Health officials have issued a warning about a so-called clinical drug trial being run by one of the big players in the party pill scene.
Ease is being sold on the internet - under the guise of a clinical trial - as a safe legal alternative for people using ecstasy.
But tests show the main ingredient is basically the same as in ecstasy, making it illegal to manufacture or sell.
"Because it's an analogue, which means it's similar too, it's covered by the act and there are quite severe penalties for this," says Associate Health Minister Jim Anderton.
The man selling Ease, Matt Bowden, says he stopped the trial once he realised health officials had a problem.
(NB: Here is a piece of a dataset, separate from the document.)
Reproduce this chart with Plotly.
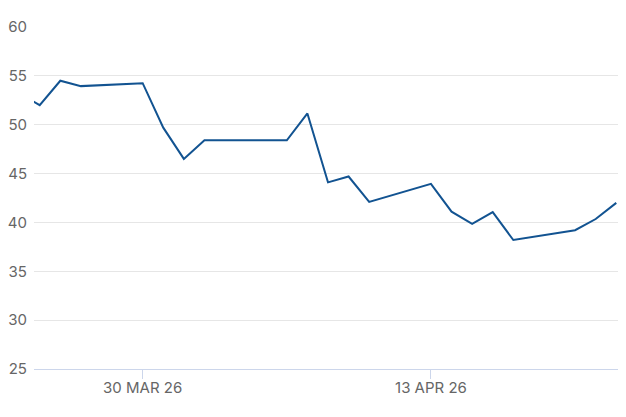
import plotly.graph_objects as go

dates = ["2026-03-24", "2026-03-25", "2026-03-26", "2026-03-27", "2026-03-30",
         "2026-03-31", "2026-04-01", "2026-04-02", "2026-04-06", "2026-04-07",
         "2026-04-08", "2026-04-09", "2026-04-10", "2026-04-13", "2026-04-14",
         "2026-04-15", "2026-04-16", "2026-04-17", "2026-04-20", "2026-04-21",
         "2026-04-22"]
values = [53.2, 52.0, 54.5, 53.95, 54.25,
          49.7, 46.5, 48.4, 48.4, 51.15,
          44.1, 44.7, 42.1, 43.95, 41.1,
          39.85, 41.05, 38.2, 39.2, 40.35,
          42.0]

x_tick_vals = ["2026-03-30", "2026-04-13"]
x_tick_text = ["30 MAR 26", "13 APR 26"]
y_tick_vals = [25, 30, 35, 40, 45, 50, 55, 60]

fig = go.Figure(go.Scatter(
    x=dates, y=values, mode="lines",
    line=dict(color="#125391", width=2),
    hoverinfo="skip",
))

fig.update_layout(
    width=618, height=409,
    margin=dict(l=24, r=0, t=19, b=48),
    paper_bgcolor="white", plot_bgcolor="white",
    font=dict(family="Inter, Arial, sans-serif", size=15, color="#666666"),
    showlegend=False,
)
fig.update_xaxes(
    type="date",
    range=["2026-03-24 17:20", "2026-04-22 11:20"],
    tickvals=x_tick_vals, ticktext=x_tick_text,
    ticks="outside", ticklen=9, tickcolor="#ccd6eb", tickwidth=1,
    showline=True, linecolor="#ccd6eb", linewidth=1,
    showgrid=False, zeroline=False,
    ticklabelstandoff=-4,
)
fig.update_yaxes(
    range=[25, 60], tickvals=y_tick_vals,
    showgrid=True, gridcolor="#e6e6e6", gridwidth=1,
    zeroline=False, showline=False,
    ticks="", ticklabelstandoff=6,
)

fig.write_html("out.html")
He says he has done nothing wrong and has acted in good faith. Bowden claims he got permission from the Ministry of Health to import the methylone.
But experts aren't just taking issue with the drug itself, they say Bowden should not be using the term "clinical trial" which implies it has been approved by medical experts as well as supervised and analysed by them.
Medical bioethics professor Grant Gillett says calling it a clinical trial is very misleading.
"The most uncharitable thought one might have is it's a kind of designer drug version of a Tupperware party," he says.
Bowden says he only ever sold to people on the trial and if he wanted to make money he would have sold it to everyone.
Jim Anderton is not convinced.
"We cannot countenance this kind of activity going on... I think it shows how quickly you can get into very difficult areas when you're playing around with so-called social or party drugs," says Anderton.
The pills are now with the drug squad while police investigate the matter.